Aquino always brags that under his term, the Philippines experienced economic boom.
And proof of that economic boom, he said, is the traffic gridlock. Last year, he told the Filipino community in Spain: “When you come home and you’re caught in traffic, just remember that people are running errands, not just loitering around. That is a sign of economic growth.”
Last week, his anointed, Interior Secretary Mar Roxas echoed that line at the annual national convention of the Philippine Sugar Technologists Association Inc. (Philsutech) in Cebu.
“This is a problem in a sense that arises from prosperity. Because there is money. Because there is economic activity,” Roxas said.
Roxas rattled off numbers: 260,000 vehicles were added on the road in 2014, a huge increase from the 60,000 vehicles a year 12 years ago when he was trade and industry secretary in the Gloria Arroyo administration.
This year, there will be 300,000 vehicles more on the road. The increase of the number of vehicles will continue in the coming years at the rate of 10 to 15 percent, he said.
The Wharton at the University of Pennsylvania, where Roxas got his business education should be proud of him. He can cite figures effortlessly.
Except implement a solution to the problem.
Does Roxas and for that matter Aquino and members of his cabinet have an idea of the agony of commuters who have to endure hours lining up for a seat in a shuttle bus or hours standing in an overcrowded bus that doesn’t move along EDSA?
Last Saturday, the day after the “Bad Friday” when a number of air passengers missed their flights stuck in traffic along EDSA for five to eight hours, I left the house in Las Piñas at 2:30 pm for a 4:30 p.m. meeting in Greenbelt Makati. Usually, it takes about an hour with the bus taking the Skyway.
I arrived in Greenbelt 5:30 pm. The person I was meeting had left.
Last month, I met my relatives at the airport and brought them to St. Paul University in Quezon City. We left NAIA3 a little past 2 p.m. We arrived at St. Paul past 6 p.m.
I left St. Paul almost about 8:30 p.m thinking that by that time, traffic gridlock had eased up. I could not stay much later because I had to catch up with the shuttle bus going to Las Piñas that had its last trip at about 10 p.m.
I got to the shuttle bus Makati terminal before 10 p.m. and the line of waiting passengers was about a kilometer long in a snake-like formation. Very few shuttle buses were arriving because of the traffic jam.
Tired and weary, I called TAI taxi and fortunately there was one available in Makati. We plodded through the traffic but at least I was inside the vehicle. Got home past midnight.

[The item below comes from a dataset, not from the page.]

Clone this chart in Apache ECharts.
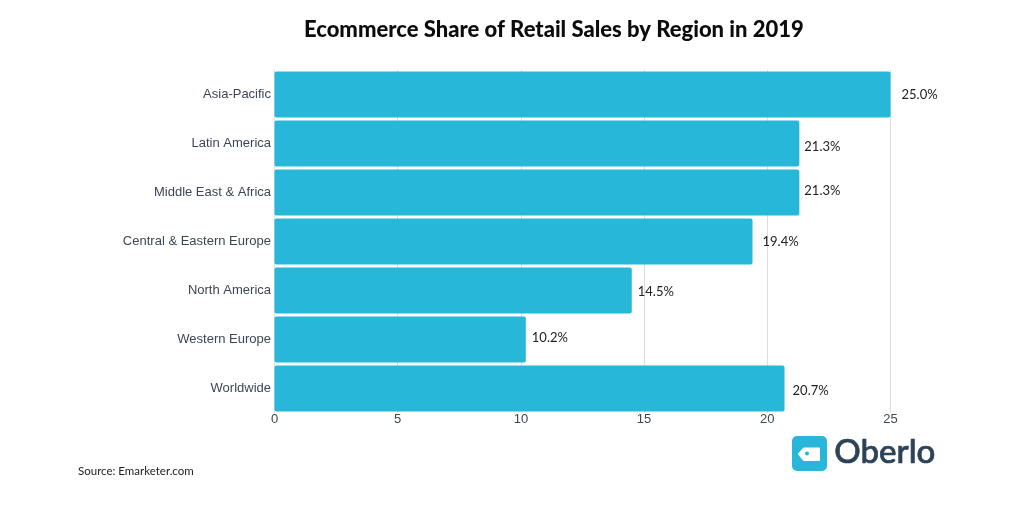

I’m wondering,except for one occasion that Malacañang made a big deal of it, why haven’t I read or heard the President and members of his cabinet caught in the traffic for hours like you and me? Isn’t there supposedly “a no wang-wang” policy?
The “No wang-wang” is plain B.S. Prior coordination between the Presidential Security Group and MMDA allows the President to breeze through the traffic. No need for wang-wang.
Traffic jam in Metro Manila, which translates into losses of P2.4 billion daily according to a study conducted by the Japan International Cooperation Agency, is no progress at all. It’s a sign of incompetent governance.
To say that it’s a sign of “booming economy” is an insult to the suffering public.